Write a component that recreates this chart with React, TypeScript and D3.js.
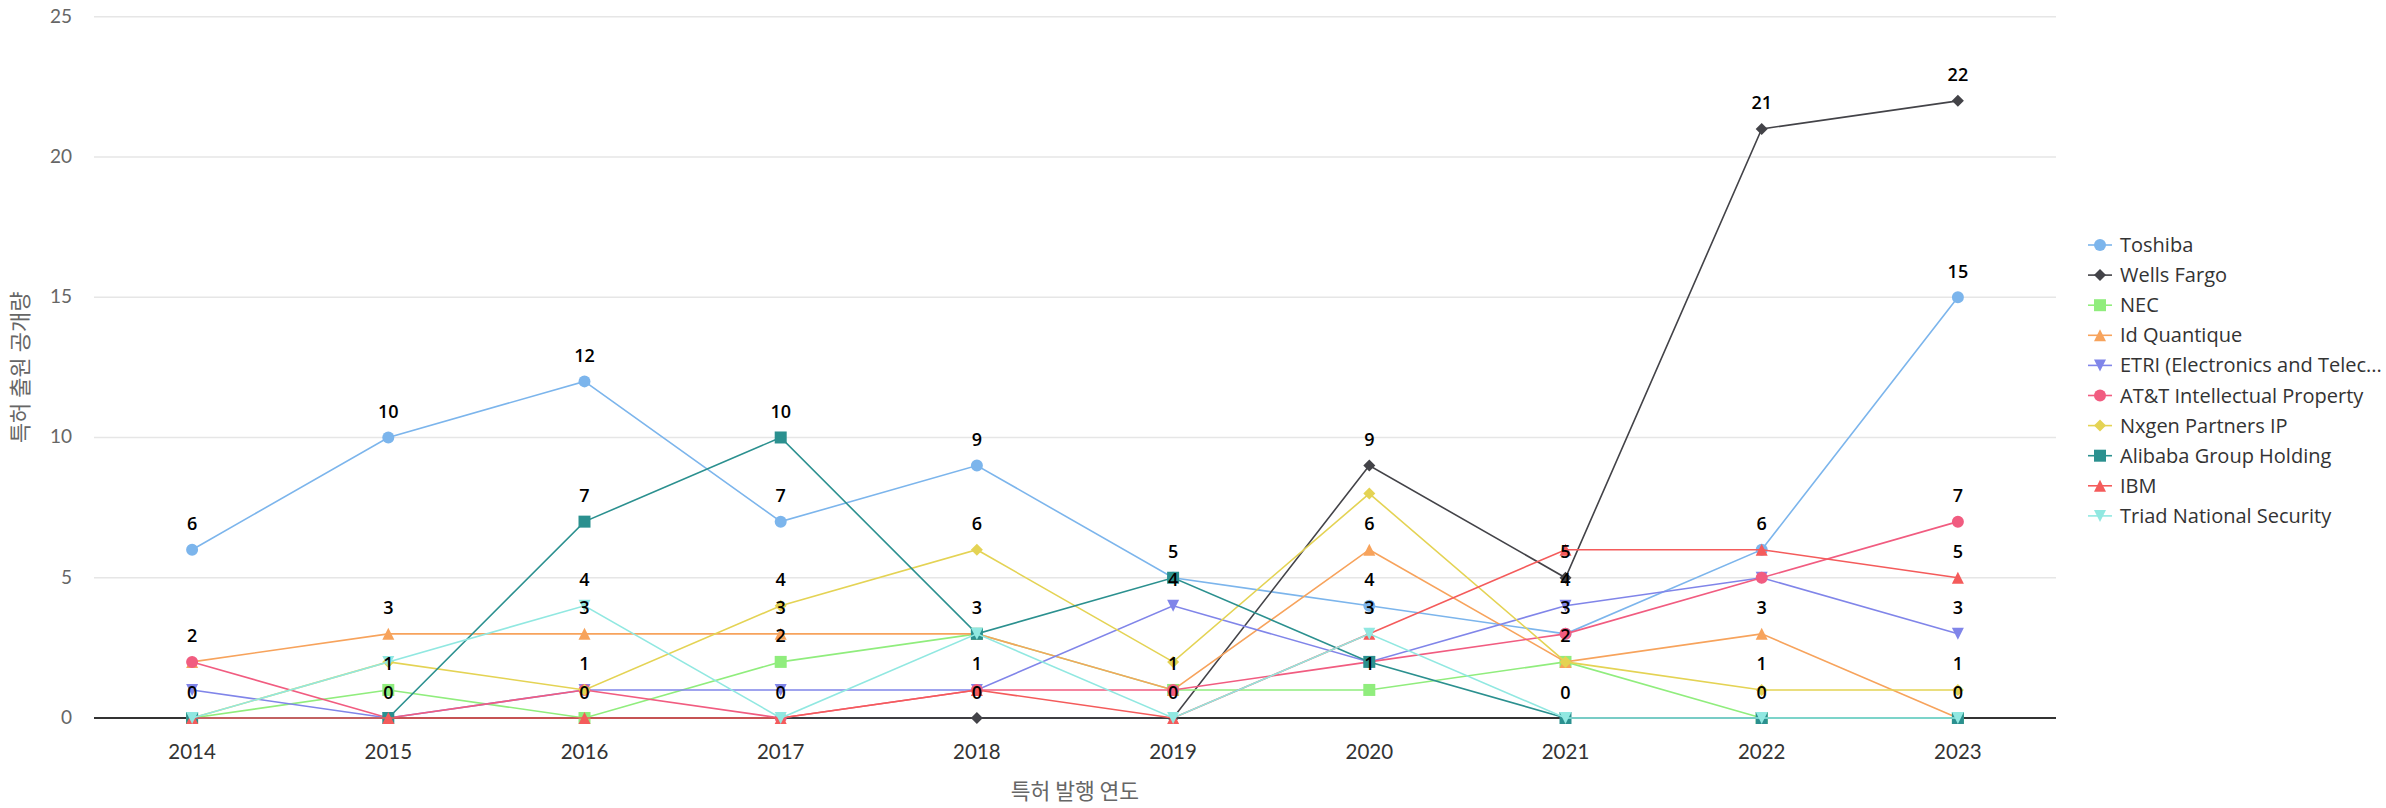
import React from "react";
import * as d3 from "d3";

const years = ["2014", "2015", "2016", "2017", "2018", "2019", "2020", "2021", "2022", "2023"];

const seriesNames = [
  "Toshiba",
  "Wells Fargo",
  "NEC",
  "Id Quantique",
  "ETRI (Electronics and Telec...",
  "AT&T Intellectual Property",
  "Nxgen Partners IP",
  "Alibaba Group Holding",
  "IBM",
  "Triad National Security",
];

const toshiba = [6, 10, 12, 7, 9, 5, 4, 3, 6, 15];
const wellsFargo = [0, 0, 0, 0, 0, 0, 9, 5, 21, 22];
const nec = [0, 1, 0, 2, 3, 1, 1, 2, 0, 0];
const idQuantique = [2, 3, 3, 3, 3, 1, 6, 2, 3, 0];
const etri = [1, 0, 1, 1, 1, 4, 2, 4, 5, 3];
const att = [2, 0, 1, 0, 1, 1, 2, 3, 5, 7];
const nxgen = [0, 2, 1, 4, 6, 2, 8, 2, 1, 1];
const alibaba = [0, 0, 7, 10, 3, 5, 2, 0, 0, 0];
const ibm = [0, 0, 0, 0, 1, 0, 3, 6, 6, 5];
const triad = [0, 2, 4, 0, 3, 0, 3, 0, 0, 0];

const seriesValues = [toshiba, wellsFargo, nec, idQuantique, etri, att, nxgen, alibaba, ibm, triad];

const colors = ["#7cb5ec", "#434348", "#90ed7d", "#f7a35c", "#8085e9", "#f15c80", "#e4d354", "#2b908f", "#f45b5b", "#91e8e1"];
const symbolsKind = ["circle", "diamond", "square", "triangle", "triangle-down", "circle", "diamond", "square", "triangle", "triangle-down"];

// data labels that remain visible (others hidden by overlap), per year
const visibleLabels = [
  [6, 2, 0],
  [10, 3, 1, 0],
  [12, 7, 4, 3, 1, 0],
  [10, 7, 4, 3, 2, 0],
  [9, 6, 3, 1, 0],
  [5, 4, 1, 0],
  [9, 6, 4, 3, 1],
  [5, 4, 3, 2, 0],
  [21, 6, 3, 1, 0],
  [22, 15, 7, 5, 3, 1, 0],
];

const yTicks = [0, 5, 10, 15, 20, 25];

const W = 2386;
const H = 808;
const plotLeft = 94;
const plotRight = 2056;
const plotTop = 16.7;
const plotBottom = 718;

function markerPath(kind: string, cx: number, cy: number, r: number): string {
  switch (kind) {
    case "circle":
      return `M${cx - r},${cy} a${r},${r} 0 1,0 ${2 * r},0 a${r},${r} 0 1,0 ${-2 * r},0 Z`;
    case "diamond":
      return `M${cx},${cy - r} L${cx + r},${cy} L${cx},${cy + r} L${cx - r},${cy} Z`;
    case "square":
      return `M${cx - r},${cy - r} L${cx + r},${cy - r} L${cx + r},${cy + r} L${cx - r},${cy + r} Z`;
    case "triangle":
      return `M${cx},${cy - r} L${cx + r},${cy + r} L${cx - r},${cy + r} Z`;
    case "triangle-down":
      return `M${cx - r},${cy - r} L${cx + r},${cy - r} L${cx},${cy + r} Z`;
  }
  return "";
}

export default function App() {
  const x = d3.scaleBand<string>().domain(years).range([plotLeft, plotRight]);
  const y = d3.scaleLinear().domain([0, 25]).range([plotBottom, plotTop]);
  const cx = (yr: string) => (x(yr) as number) + x.bandwidth() / 2;
  const line = d3
    .line<number>()
    .x((_, i) => cx(years[i]))
    .y((v) => y(v));

  const tickFont = "Lato, 'Noto Sans', sans-serif";
  const labelFont = "'Open Sans', 'DejaVu Sans', sans-serif";

  return (
    <svg width={W} height={H} style={{ display: "block", position: "absolute", left: 0, top: 0, background: "#fff" }}>
      {/* grid */}
      {yTicks.map((t) => (
        <g key={"g" + t}>
          {t !== 0 && (
            <line x1={plotLeft} x2={plotRight} y1={y(t)} y2={y(t)} stroke="#e6e6e6" strokeWidth={1.5} />
          )}
          <text x={72} y={y(t) + 6} textAnchor="end" fontFamily={tickFont} fontSize={19} fill="#666">
            {t}
          </text>
        </g>
      ))}
      <line x1={plotLeft} x2={plotRight} y1={y(0)} y2={y(0)} stroke="#333" strokeWidth={2} />
      {years.map((yr) => (
        <text key={"xt" + yr} x={cx(yr)} y={759} textAnchor="middle" fontFamily={tickFont} fontSize={20.5} fill="#333">
          {yr}
        </text>
      ))}
      <text x={(plotLeft + plotRight) / 2} y={799} textAnchor="middle" fontFamily="'Noto Sans CJK KR', sans-serif" fontSize={21.5} fill="#666">
        특허 발행 연도
      </text>
      <text
        transform={`translate(28,${(plotTop + plotBottom) / 2}) rotate(-90)`}
        textAnchor="middle"
        fontFamily="'Noto Sans CJK KR', sans-serif"
        fontSize={22}
        fill="#666"
      >
        특허 출원 공개량
      </text>

      {/* series */}
      {seriesValues.map((vals, si) => (
        <g key={"s" + si}>
          <path d={line(vals) || ""} fill="none" stroke={colors[si]} strokeWidth={1.6} />
          {vals.map((v, i) => (
            <path key={i} d={markerPath(symbolsKind[si], cx(years[i]), y(v), 6)} fill={colors[si]} />
          ))}
        </g>
      ))}

      {/* data labels */}
      {visibleLabels.map((labs, i) =>
        labs.map((v, k) => (
          <text
            key={"l" + i + "-" + k}
            x={cx(years[i])}
            y={y(v) - 26 + 6.5}
            textAnchor="middle"
            fontFamily={labelFont}
            fontWeight={600}
            fontSize={18}
            fill="#000"
          >
            {v}
          </text>
        ))
      )}

      {/* legend */}
      {seriesNames.map((name, si) => {
        const ly = 245 + si * 30.1;
        return (
          <g key={"lg" + si}>
            <line x1={2088} x2={2112} y1={ly} y2={ly} stroke={colors[si]} strokeWidth={1.6} />
            <path d={markerPath(symbolsKind[si], 2100, ly, 6)} fill={colors[si]} />
            <text x={2120} y={ly + 7} fontFamily={labelFont} fontWeight={500} fontSize={20} fill="#333">
              {name}
            </text>
          </g>
        );
      })}
    </svg>
  );
}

What is needed » Repeat, exactly and in full, each line from the start of the data to the line that contains "alibaba, ibm, triad];". Pictures do not go in.

Expected answer »
Write a component that recreates this chart with React, TypeScript and D3.js.
import React from "react";
import * as d3 from "d3";

const years = ["2014", "2015", "2016", "2017", "2018", "2019", "2020", "2021", "2022", "2023"];

const seriesNames = [
  "Toshiba",
  "Wells Fargo",
  "NEC",
  "Id Quantique",
  "ETRI (Electronics and Telec...",
  "AT&T Intellectual Property",
  "Nxgen Partners IP",
  "Alibaba Group Holding",
  "IBM",
  "Triad National Security",
];

const toshiba = [6, 10, 12, 7, 9, 5, 4, 3, 6, 15];
const wellsFargo = [0, 0, 0, 0, 0, 0, 9, 5, 21, 22];
const nec = [0, 1, 0, 2, 3, 1, 1, 2, 0, 0];
const idQuantique = [2, 3, 3, 3, 3, 1, 6, 2, 3, 0];
const etri = [1, 0, 1, 1, 1, 4, 2, 4, 5, 3];
const att = [2, 0, 1, 0, 1, 1, 2, 3, 5, 7];
const nxgen = [0, 2, 1, 4, 6, 2, 8, 2, 1, 1];
const alibaba = [0, 0, 7, 10, 3, 5, 2, 0, 0, 0];
const ibm = [0, 0, 0, 0, 1, 0, 3, 6, 6, 5];
const triad = [0, 2, 4, 0, 3, 0, 3, 0, 0, 0];

const seriesValues = [toshiba, wellsFargo, nec, idQuantique, etri, att, nxgen, alibaba, ibm, triad];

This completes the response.